Why was it such chaos out here?  Because it was clear that most of the drivers
going through this stuff had *no* consideration for traffic flow, other
drivers, or even their own vehicles.  Not to mention that the road was
technically CLOSED.  I saw many people just come flying into the water, on
their cellphones and without any regard for who might be trying to come the
other way and stay in the shallower flow.  It was a total nightmare
free-for-all.  If drivers weren't forcing each other to use both sides of
the road by being bullheaded, everyone could have at least stayed on the
westernmost lane and avoided the deeper water and the big hole.  But these
SUV and pickup drivers think they're invincible.

Finally I walked down 125 to the "seekrit back escape route", which the DPW
had opened so most of the neighborhood could get vehicles in and out.  And
sometime after I had fought my way through that mucky stretch the previous
day, bottomed something out at least once, and barely clawed my way up the
slippery hill to make it in, the DPW had evidently found the time (amongst
all the other emergencies they were handling!) to come along and dump some
gravel on it to level and improve the surface.

However, this little path opens onto a high-speed state highway, where nobody
expects someone to stop midway along it and dive into the woods.  It's not
much wider than a single car, forcing two-way traffic to arbitrate about who
goes when, which people are notably bad at doing sensibly.

Not to mention the ones who insist on taking the high-risk left turn out
of there, across two lanes of 60mph traffic ...

or trying to whip the hard right to come in, and screwing up the turn and
having to back out toward fast traffic to correct for it.  Some of these
people were causing serious backups in the rush-hour traffic coming north.

In general, most of the behavior I saw here and on the Rt. 28 bridge was
inconsiderate driving raised to a high art.  What the heck happens to peoples'
brains when they get behind the wheel??  I saw plenty of evidence of it
today -- obvious "me first, I'm important, screw everybody else" attitude.  It
was very tempting to stay out here and snap detailed pictures of everyone
taking the risky left or screwing up their turns or generally behaving badly
and then create a "drivers' wall of shame" web site.  They should KNOW BETTER.
Unfortunately, the culture that american society has developed around its
overpowered vehicles and fuel consumption still fosters this kind of crap.

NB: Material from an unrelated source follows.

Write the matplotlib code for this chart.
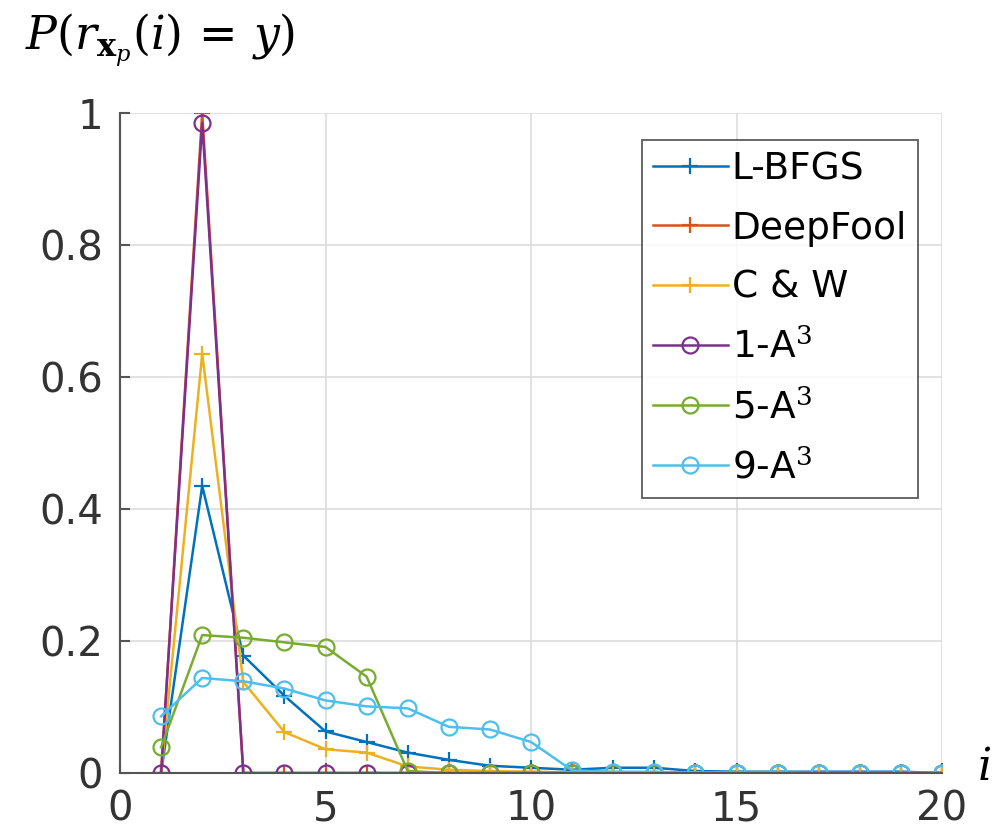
import matplotlib
matplotlib.use("Agg")
import matplotlib.pyplot as plt
import numpy as np

plt.rcParams['font.family'] = ['DejaVu Sans']
plt.rcParams['mathtext.fontset'] = 'dejavuserif'

ranks = list(range(1, 21))
lbfgs    = [0.0, 0.435, 0.178, 0.117, 0.063, 0.047, 0.031, 0.020, 0.011, 0.008, 0.005, 0.008, 0.008, 0.003, 0.002, 0.002, 0.002, 0.002, 0.002, 0.0]
deepfool = [0.0, 1.0, 0.0, 0.0, 0.0, 0.0, 0.0, 0.0, 0.0, 0.0, 0.0, 0.0, 0.0, 0.0, 0.0, 0.0, 0.0, 0.0, 0.0, 0.0]
cw       = [0.0, 0.635, 0.138, 0.062, 0.036, 0.031, 0.010, 0.005, 0.003, 0.002, 0.001, 0.001, 0.001, 0.001, 0.001, 0.001, 0.0, 0.0, 0.0, 0.0]
a1       = [0.0, 0.985, 0.0, 0.0, 0.0, 0.0, 0.0, 0.0, 0.0, 0.0, 0.0, 0.0, 0.0, 0.0, 0.0, 0.0, 0.0, 0.0, 0.0, 0.0]
a5       = [0.039, 0.209, 0.205, 0.198, 0.191, 0.146, 0.003, 0.0, 0.0, 0.0, 0.0, 0.0, 0.0, 0.0, 0.0, 0.0, 0.0, 0.0, 0.0, 0.0]
a9       = [0.086, 0.144, 0.139, 0.128, 0.110, 0.101, 0.098, 0.070, 0.066, 0.047, 0.004, 0.002, 0.002, 0.0, 0.0, 0.0, 0.0, 0.0, 0.0, 0.0]

names  = ['L-BFGS', 'DeepFool', 'C & W', '1-A$^3$', '5-A$^3$', '9-A$^3$']
series = [lbfgs, deepfool, cw, a1, a5, a9]
colors = ['#0072BD', '#D95319', '#EDB120', '#7E2F8E', '#77AC30', '#4DBEEE']
markers = ['+', '+', '+', 'o', 'o', 'o']

fig = plt.figure(figsize=(9.96, 8.34), dpi=100)
ax = fig.add_axes([0.1205, 0.0731, 0.8253, 0.7914])

for name, ys, c, m in zip(names, series, colors, markers):
    if m == '+':
        ax.plot(ranks, ys, color=c, marker=m, markersize=12, markeredgewidth=1.6,
                linewidth=1.8, label=name)
    else:
        ax.plot(ranks, ys, color=c, marker=m, markersize=11.5, markeredgewidth=1.6,
                markerfacecolor='none', linewidth=1.8, label=name)

ax.set_xlim(0, 20)
ax.set_ylim(0, 1)
ax.set_xticks([0, 5, 10, 15, 20])
ax.set_yticks([0, 0.2, 0.4, 0.6, 0.8, 1])
ax.set_yticklabels(['0', '0.2', '0.4', '0.6', '0.8', '1'])
ax.grid(True, color='#dddddd', linewidth=1.2)
ax.set_axisbelow(True)
for s in ['top', 'right']:
    ax.spines[s].set_visible(False)
for s in ['left', 'bottom']:
    ax.spines[s].set_color('#555555')
    ax.spines[s].set_linewidth(1.5)
ax.tick_params(direction='in', length=7, width=1.5, color='#555555',
               labelsize=29, labelcolor='#333333', pad=12)

leg = ax.legend(loc='upper right', bbox_to_anchor=(0.971, 0.959), fontsize=27,
                frameon=True, fancybox=False, edgecolor='#333333',
                handlelength=2.0, handletextpad=0.1, borderpad=0.3,
                labelspacing=0.62, borderaxespad=0.0)
leg.get_frame().set_linewidth(1.3)

fig.text(0.025, 0.94, r'$P(r_{\mathbf{x}_p}(i)\,=\,y)$', fontsize=33, va='baseline', ha='left')
fig.text(0.988, 0.065, r'$i$', fontsize=32, va='baseline', ha='center')

fig.savefig('out.png', dpi=100)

Oddly, The DPW didn't spread gravel up the part that really needed it -- the
steeper mud-slide near the top of the rise, just before the actual road.  This
of course encourages people to take a run at it, risking a head-on with anyone
coming over the hill from the top.  Hopefully anyone using this egress would
realize the hazard and approach it *very* carefully from the neighborhood to
make sure nobody's coming up first.

A couple of days later it cleared, and the water was  s l o w l y  starting
to recede.  The car was still very crapped up from its little off-road
experience -- mud and debris in the brakes and fenderwells.  Rather than
waste good town water cleaning it with a hose, I took it back down to where
the floodwater was still over the road and drove it in a little way.  From
there it was easy to kick-splash in around the wheels and underside and slosh
off the vast majority of the crud.

In the course of my much-needed errands afterward, I stopped by the Rt. 28
bridge again and found that they've blocked it off for real, and have an
operation going to pump the water across to the other side and try to keep
it off the actual road surface.  Presumably this lets repairs be effected
sooner than just waiting for the water to recede.  It was refreshing to
watch people have no choice but to figure out that there are *numerous*
detours available to them to reach the other side.